##### GIVEN DATA #####

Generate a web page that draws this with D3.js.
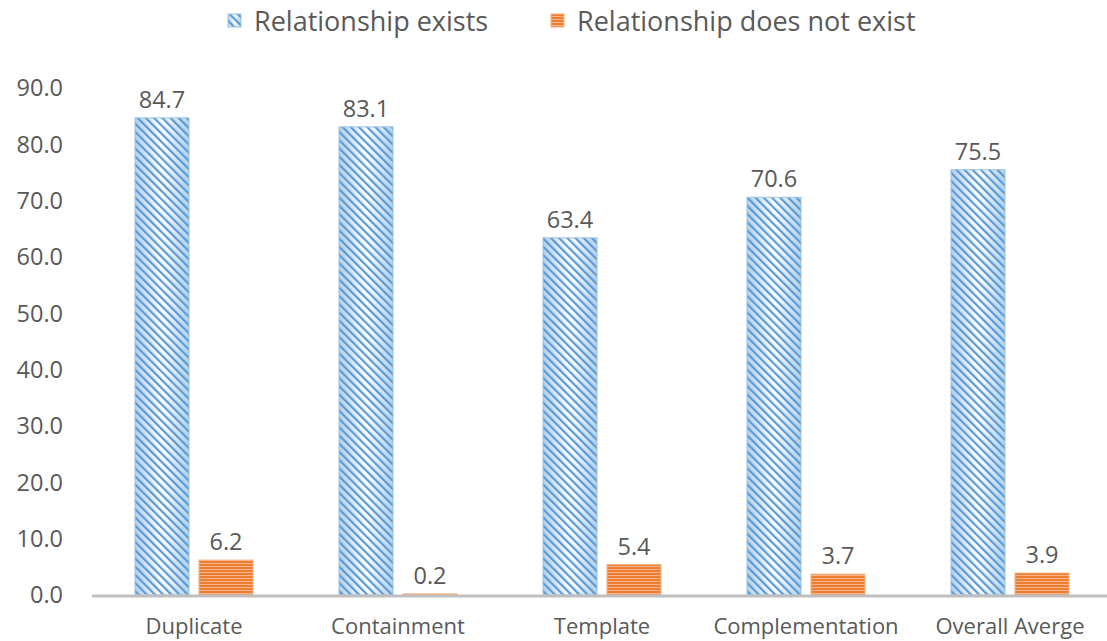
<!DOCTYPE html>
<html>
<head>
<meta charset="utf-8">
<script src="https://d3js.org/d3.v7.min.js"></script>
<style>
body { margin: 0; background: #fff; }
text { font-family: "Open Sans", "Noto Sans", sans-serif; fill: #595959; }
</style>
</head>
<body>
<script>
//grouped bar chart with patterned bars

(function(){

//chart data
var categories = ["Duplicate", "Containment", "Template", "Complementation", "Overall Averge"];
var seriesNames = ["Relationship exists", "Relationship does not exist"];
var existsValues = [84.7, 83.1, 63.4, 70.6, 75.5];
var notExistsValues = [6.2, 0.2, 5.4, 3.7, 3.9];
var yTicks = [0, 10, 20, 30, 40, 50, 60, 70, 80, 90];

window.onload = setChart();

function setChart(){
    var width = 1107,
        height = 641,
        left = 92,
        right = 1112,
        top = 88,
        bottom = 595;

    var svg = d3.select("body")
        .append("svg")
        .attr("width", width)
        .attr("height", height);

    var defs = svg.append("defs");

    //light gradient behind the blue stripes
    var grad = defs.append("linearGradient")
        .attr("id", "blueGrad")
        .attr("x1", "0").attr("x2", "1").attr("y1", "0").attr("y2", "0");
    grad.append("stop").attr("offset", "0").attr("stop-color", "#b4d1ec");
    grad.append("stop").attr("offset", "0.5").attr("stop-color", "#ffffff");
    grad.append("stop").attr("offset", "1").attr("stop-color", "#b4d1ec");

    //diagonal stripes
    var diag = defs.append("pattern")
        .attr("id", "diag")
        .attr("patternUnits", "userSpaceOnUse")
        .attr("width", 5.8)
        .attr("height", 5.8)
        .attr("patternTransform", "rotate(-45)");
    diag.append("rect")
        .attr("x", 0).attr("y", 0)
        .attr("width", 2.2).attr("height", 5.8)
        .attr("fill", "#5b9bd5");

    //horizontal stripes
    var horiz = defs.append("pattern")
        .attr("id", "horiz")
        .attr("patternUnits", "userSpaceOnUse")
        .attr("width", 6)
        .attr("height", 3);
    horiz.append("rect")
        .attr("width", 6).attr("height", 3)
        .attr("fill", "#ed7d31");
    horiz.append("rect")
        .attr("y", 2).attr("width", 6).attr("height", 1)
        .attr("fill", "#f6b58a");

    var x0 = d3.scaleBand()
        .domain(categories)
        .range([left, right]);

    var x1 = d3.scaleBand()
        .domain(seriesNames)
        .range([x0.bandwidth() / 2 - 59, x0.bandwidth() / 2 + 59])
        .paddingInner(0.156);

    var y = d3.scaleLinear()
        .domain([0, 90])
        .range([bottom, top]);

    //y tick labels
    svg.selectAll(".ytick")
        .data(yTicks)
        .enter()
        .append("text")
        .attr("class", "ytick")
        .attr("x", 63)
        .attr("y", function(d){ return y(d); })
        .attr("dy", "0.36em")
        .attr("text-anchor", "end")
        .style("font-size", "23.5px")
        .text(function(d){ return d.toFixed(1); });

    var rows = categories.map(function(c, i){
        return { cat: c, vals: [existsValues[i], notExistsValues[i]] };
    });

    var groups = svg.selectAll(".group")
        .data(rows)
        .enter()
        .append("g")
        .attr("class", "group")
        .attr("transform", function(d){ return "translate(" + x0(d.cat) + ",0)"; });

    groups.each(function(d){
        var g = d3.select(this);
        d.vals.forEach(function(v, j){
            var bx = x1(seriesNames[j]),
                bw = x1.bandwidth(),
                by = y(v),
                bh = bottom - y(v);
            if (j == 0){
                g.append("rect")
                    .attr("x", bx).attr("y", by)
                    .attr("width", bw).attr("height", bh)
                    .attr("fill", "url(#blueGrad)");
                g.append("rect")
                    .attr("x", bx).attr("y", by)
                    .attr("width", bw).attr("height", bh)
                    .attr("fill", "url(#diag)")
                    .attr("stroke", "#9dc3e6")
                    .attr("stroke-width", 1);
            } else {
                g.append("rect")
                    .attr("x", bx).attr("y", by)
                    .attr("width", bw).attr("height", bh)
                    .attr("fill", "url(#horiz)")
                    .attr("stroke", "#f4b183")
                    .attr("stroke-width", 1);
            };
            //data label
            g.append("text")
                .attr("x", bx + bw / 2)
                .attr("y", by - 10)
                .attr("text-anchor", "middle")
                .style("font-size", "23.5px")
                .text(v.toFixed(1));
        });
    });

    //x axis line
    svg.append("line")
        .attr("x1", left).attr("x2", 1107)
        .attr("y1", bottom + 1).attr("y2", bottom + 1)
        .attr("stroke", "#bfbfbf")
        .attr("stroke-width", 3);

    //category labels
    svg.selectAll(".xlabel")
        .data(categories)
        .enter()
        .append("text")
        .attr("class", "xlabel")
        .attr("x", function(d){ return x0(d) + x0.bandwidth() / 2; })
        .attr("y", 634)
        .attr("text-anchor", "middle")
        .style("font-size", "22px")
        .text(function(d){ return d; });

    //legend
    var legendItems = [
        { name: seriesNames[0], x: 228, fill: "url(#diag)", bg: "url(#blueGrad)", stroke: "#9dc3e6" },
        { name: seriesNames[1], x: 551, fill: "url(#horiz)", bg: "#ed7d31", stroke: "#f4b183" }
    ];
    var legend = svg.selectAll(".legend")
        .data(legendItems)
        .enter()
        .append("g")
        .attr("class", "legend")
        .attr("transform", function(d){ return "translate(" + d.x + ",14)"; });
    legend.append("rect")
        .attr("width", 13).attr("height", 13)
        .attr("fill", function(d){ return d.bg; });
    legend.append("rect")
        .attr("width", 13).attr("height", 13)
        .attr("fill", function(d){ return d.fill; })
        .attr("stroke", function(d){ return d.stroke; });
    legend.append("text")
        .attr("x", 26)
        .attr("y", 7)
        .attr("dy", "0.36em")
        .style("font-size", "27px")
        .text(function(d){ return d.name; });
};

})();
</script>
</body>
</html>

#####

**AIM OF THE EXERCISE**
Repeat the data exactly in full, omitting its pictures.

**FULL OUTPUT**
Generate a web page that draws this with D3.js.
<!DOCTYPE html>
<html>
<head>
<meta charset="utf-8">
<script src="https://d3js.org/d3.v7.min.js"></script>
<style>
body { margin: 0; background: #fff; }
text { font-family: "Open Sans", "Noto Sans", sans-serif; fill: #595959; }
</style>
</head>
<body>
<script>
//grouped bar chart with patterned bars

(function(){

//chart data
var categories = ["Duplicate", "Containment", "Template", "Complementation", "Overall Averge"];
var seriesNames = ["Relationship exists", "Relationship does not exist"];
var existsValues = [84.7, 83.1, 63.4, 70.6, 75.5];
var notExistsValues = [6.2, 0.2, 5.4, 3.7, 3.9];
var yTicks = [0, 10, 20, 30, 40, 50, 60, 70, 80, 90];

window.onload = setChart();

function setChart(){
    var width = 1107,
        height = 641,
        left = 92,
        right = 1112,
        top = 88,
        bottom = 595;

    var svg = d3.select("body")
        .append("svg")
        .attr("width", width)
        .attr("height", height);

    var defs = svg.append("defs");

    //light gradient behind the blue stripes
    var grad = defs.append("linearGradient")
        .attr("id", "blueGrad")
        .attr("x1", "0").attr("x2", "1").attr("y1", "0").attr("y2", "0");
    grad.append("stop").attr("offset", "0").attr("stop-color", "#b4d1ec");
    grad.append("stop").attr("offset", "0.5").attr("stop-color", "#ffffff");
    grad.append("stop").attr("offset", "1").attr("stop-color", "#b4d1ec");

    //diagonal stripes
    var diag = defs.append("pattern")
        .attr("id", "diag")
        .attr("patternUnits", "userSpaceOnUse")
        .attr("width", 5.8)
        .attr("height", 5.8)
        .attr("patternTransform", "rotate(-45)");
    diag.append("rect")
        .attr("x", 0).attr("y", 0)
        .attr("width", 2.2).attr("height", 5.8)
        .attr("fill", "#5b9bd5");

    //horizontal stripes
    var horiz = defs.append("pattern")
        .attr("id", "horiz")
        .attr("patternUnits", "userSpaceOnUse")
        .attr("width", 6)
        .attr("height", 3);
    horiz.append("rect")
        .attr("width", 6).attr("height", 3)
        .attr("fill", "#ed7d31");
    horiz.append("rect")
        .attr("y", 2).attr("width", 6).attr("height", 1)
        .attr("fill", "#f6b58a");

    var x0 = d3.scaleBand()
        .domain(categories)
        .range([left, right]);

    var x1 = d3.scaleBand()
        .domain(seriesNames)
        .range([x0.bandwidth() / 2 - 59, x0.bandwidth() / 2 + 59])
        .paddingInner(0.156);

    var y = d3.scaleLinear()
        .domain([0, 90])
        .range([bottom, top]);

    //y tick labels
    svg.selectAll(".ytick")
        .data(yTicks)
        .enter()
        .append("text")
        .attr("class", "ytick")
        .attr("x", 63)
        .attr("y", function(d){ return y(d); })
        .attr("dy", "0.36em")
        .attr("text-anchor", "end")
        .style("font-size", "23.5px")
        .text(function(d){ return d.toFixed(1); });

    var rows = categories.map(function(c, i){
        return { cat: c, vals: [existsValues[i], notExistsValues[i]] };
    });

    var groups = svg.selectAll(".group")
        .data(rows)
        .enter()
        .append("g")
        .attr("class", "group")
        .attr("transform", function(d){ return "translate(" + x0(d.cat) + ",0)"; });

    groups.each(function(d){
        var g = d3.select(this);
        d.vals.forEach(function(v, j){
            var bx = x1(seriesNames[j]),
                bw = x1.bandwidth(),
                by = y(v),
                bh = bottom - y(v);
            if (j == 0){
                g.append("rect")
                    .attr("x", bx).attr("y", by)
                    .attr("width", bw).attr("height", bh)
                    .attr("fill", "url(#blueGrad)");
                g.append("rect")
                    .attr("x", bx).attr("y", by)
                    .attr("width", bw).attr("height", bh)
                    .attr("fill", "url(#diag)")
                    .attr("stroke", "#9dc3e6")
                    .attr("stroke-width", 1);
            } else {
                g.append("rect")
                    .attr("x", bx).attr("y", by)
                    .attr("width", bw).attr("height", bh)
                    .attr("fill", "url(#horiz)")
                    .attr("stroke", "#f4b183")
                    .attr("stroke-width", 1);
            };
            //data label
            g.append("text")
                .attr("x", bx + bw / 2)
                .attr("y", by - 10)
                .attr("text-anchor", "middle")
                .style("font-size", "23.5px")
                .text(v.toFixed(1));
        });
    });

    //x axis line
    svg.append("line")
        .attr("x1", left).attr("x2", 1107)
        .attr("y1", bottom + 1).attr("y2", bottom + 1)
        .attr("stroke", "#bfbfbf")
        .attr("stroke-width", 3);

    //category labels
    svg.selectAll(".xlabel")
        .data(categories)
        .enter()
        .append("text")
        .attr("class", "xlabel")
        .attr("x", function(d){ return x0(d) + x0.bandwidth() / 2; })
        .attr("y", 634)
        .attr("text-anchor", "middle")
        .style("font-size", "22px")
        .text(function(d){ return d; });

    //legend
    var legendItems = [
        { name: seriesNames[0], x: 228, fill: "url(#diag)", bg: "url(#blueGrad)", stroke: "#9dc3e6" },
        { name: seriesNames[1], x: 551, fill: "url(#horiz)", bg: "#ed7d31", stroke: "#f4b183" }
    ];
    var legend = svg.selectAll(".legend")
        .data(legendItems)
        .enter()
        .append("g")
        .attr("class", "legend")
        .attr("transform", function(d){ return "translate(" + d.x + ",14)"; });
    legend.append("rect")
        .attr("width", 13).attr("height", 13)
        .attr("fill", function(d){ return d.bg; });
    legend.append("rect")
        .attr("width", 13).attr("height", 13)
        .attr("fill", function(d){ return d.fill; })
        .attr("stroke", function(d){ return d.stroke; });
    legend.append("text")
        .attr("x", 26)
        .attr("y", 7)
        .attr("dy", "0.36em")
        .style("font-size", "27px")
        .text(function(d){ return d.name; });
};

})();
</script>
</body>
</html>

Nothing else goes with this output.